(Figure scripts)
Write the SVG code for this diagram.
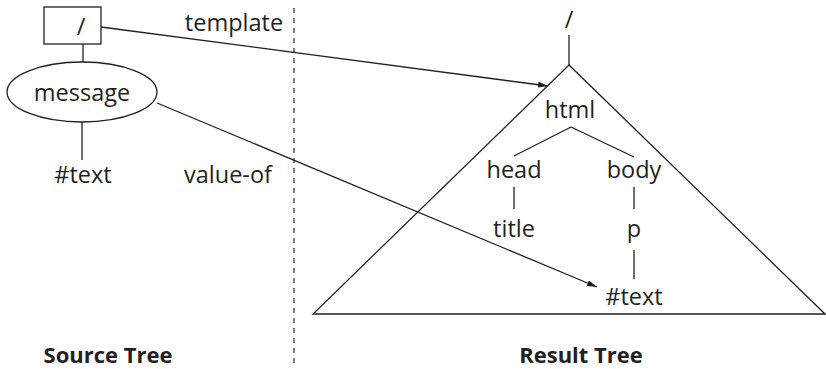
<svg xmlns="http://www.w3.org/2000/svg" width="826" height="369" viewBox="0 0 826 369">
<defs>
<style>
text{font-family:"Open Sans","Noto Sans","DejaVu Sans",sans-serif;font-size:23.5px;fill:#231f20;text-anchor:middle}
.b{font-weight:bold;font-size:22px}
.s{stroke:#231f20;stroke-width:1.3;fill:none}
.d{stroke:#555;stroke-width:1.5;stroke-dasharray:5 5;fill:none}
</style>
<marker id="ah" viewBox="0 0 10 6" refX="10" refY="3" markerWidth="10" markerHeight="6" markerUnits="userSpaceOnUse" orient="auto">
<path d="M0,0 L10,3 L0,6 Z" fill="#231f20"/>
</marker>
</defs>
<rect width="826" height="369" fill="#fff"/>
<g id="divider"><line class="d" x1="294" y1="8" x2="294" y2="366"/></g>
<g id="src-root"><rect class="s" x="44" y="7" width="57" height="37"/><text x="81" y="35">/</text></g>
<g id="src-message"><ellipse class="s" cx="82" cy="92" rx="75" ry="30"/><text x="82" y="101">message</text></g>
<g id="src-text"><text x="83" y="183">#text</text></g>
<g id="res-root"><text x="569" y="28">/</text></g>
<g id="res-triangle"><path class="s" d="M569,65 L313,314 L825,314 Z"/></g>
<g id="res-html"><text x="570" y="118">html</text></g>
<g id="res-head"><text x="514" y="178">head</text></g>
<g id="res-body"><text x="634" y="178">body</text></g>
<g id="res-title"><text x="514" y="237">title</text></g>
<g id="res-p"><text x="634" y="237">p</text></g>
<g id="res-text"><text x="634" y="305">#text</text></g>
<g id="labels">
<text x="234" y="31">template</text>
<text x="228" y="183">value-of</text>
<text class="b" x="108" y="363">Source Tree</text>
<text class="b" x="581" y="363">Result Tree</text>
</g>
<g id="connectors">
<line class="s" x1="83" y1="44" x2="83" y2="62"/>
<line class="s" x1="82" y1="122" x2="82" y2="160"/>
<line class="s" x1="569" y1="35" x2="569" y2="65"/>
<line class="s" x1="571" y1="127" x2="514" y2="156"/>
<line class="s" x1="571" y1="127" x2="634" y2="157"/>
<line class="s" x1="514" y1="187" x2="514" y2="209"/>
<line class="s" x1="634" y1="187" x2="634" y2="209"/>
<line class="s" x1="634" y1="250" x2="634" y2="279"/>
<line class="s" x1="101" y1="27" x2="548" y2="86" marker-end="url(#ah)"/>
<line class="s" x1="157" y1="103" x2="597" y2="287" marker-end="url(#ah)"/>
</g>
</svg>
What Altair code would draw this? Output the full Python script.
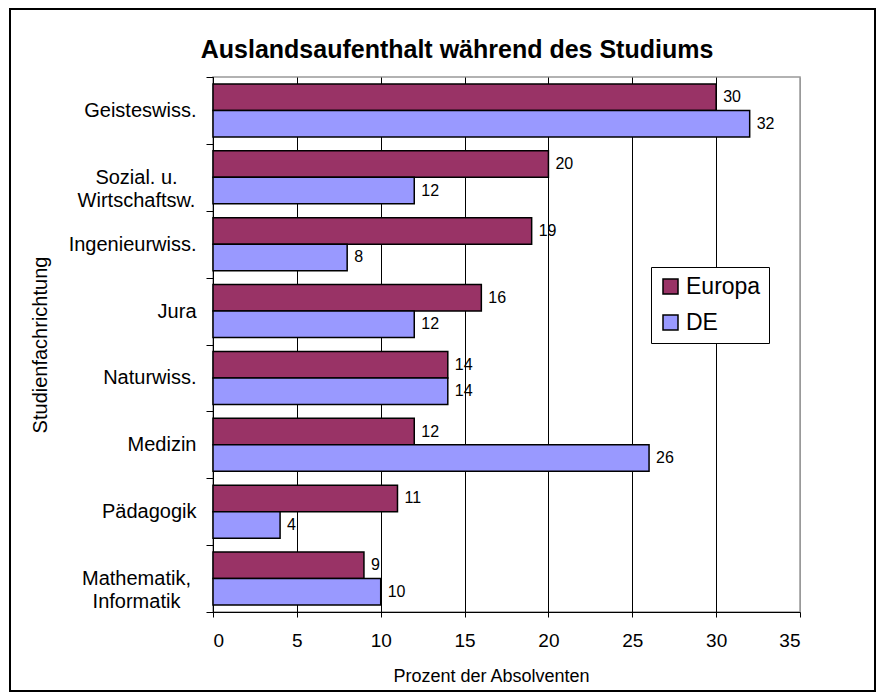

* What you should do *
Leave out the pictures and retype every line above exactly.

* Final result *
Write the SVG code for this diagram.
<svg xmlns="http://www.w3.org/2000/svg" width="826" height="369" viewBox="0 0 826 369">
<defs>
<style>
text{font-family:"Open Sans","Noto Sans","DejaVu Sans",sans-serif;font-size:23.5px;fill:#231f20;text-anchor:middle}
.b{font-weight:bold;font-size:22px}
.s{stroke:#231f20;stroke-width:1.3;fill:none}
.d{stroke:#555;stroke-width:1.5;stroke-dasharray:5 5;fill:none}
</style>
<marker id="ah" viewBox="0 0 10 6" refX="10" refY="3" markerWidth="10" markerHeight="6" markerUnits="userSpaceOnUse" orient="auto">
<path d="M0,0 L10,3 L0,6 Z" fill="#231f20"/>
</marker>
</defs>
<rect width="826" height="369" fill="#fff"/>
<g id="divider"><line class="d" x1="294" y1="8" x2="294" y2="366"/></g>
<g id="src-root"><rect class="s" x="44" y="7" width="57" height="37"/><text x="81" y="35">/</text></g>
<g id="src-message"><ellipse class="s" cx="82" cy="92" rx="75" ry="30"/><text x="82" y="101">message</text></g>
<g id="src-text"><text x="83" y="183">#text</text></g>
<g id="res-root"><text x="569" y="28">/</text></g>
<g id="res-triangle"><path class="s" d="M569,65 L313,314 L825,314 Z"/></g>
<g id="res-html"><text x="570" y="118">html</text></g>
<g id="res-head"><text x="514" y="178">head</text></g>
<g id="res-body"><text x="634" y="178">body</text></g>
<g id="res-title"><text x="514" y="237">title</text></g>
<g id="res-p"><text x="634" y="237">p</text></g>
<g id="res-text"><text x="634" y="305">#text</text></g>
<g id="labels">
<text x="234" y="31">template</text>
<text x="228" y="183">value-of</text>
<text class="b" x="108" y="363">Source Tree</text>
<text class="b" x="581" y="363">Result Tree</text>
</g>
<g id="connectors">
<line class="s" x1="83" y1="44" x2="83" y2="62"/>
<line class="s" x1="82" y1="122" x2="82" y2="160"/>
<line class="s" x1="569" y1="35" x2="569" y2="65"/>
<line class="s" x1="571" y1="127" x2="514" y2="156"/>
<line class="s" x1="571" y1="127" x2="634" y2="157"/>
<line class="s" x1="514" y1="187" x2="514" y2="209"/>
<line class="s" x1="634" y1="187" x2="634" y2="209"/>
<line class="s" x1="634" y1="250" x2="634" y2="279"/>
<line class="s" x1="101" y1="27" x2="548" y2="86" marker-end="url(#ah)"/>
<line class="s" x1="157" y1="103" x2="597" y2="287" marker-end="url(#ah)"/>
</g>
</svg>
What Altair code would draw this? Output the full Python script.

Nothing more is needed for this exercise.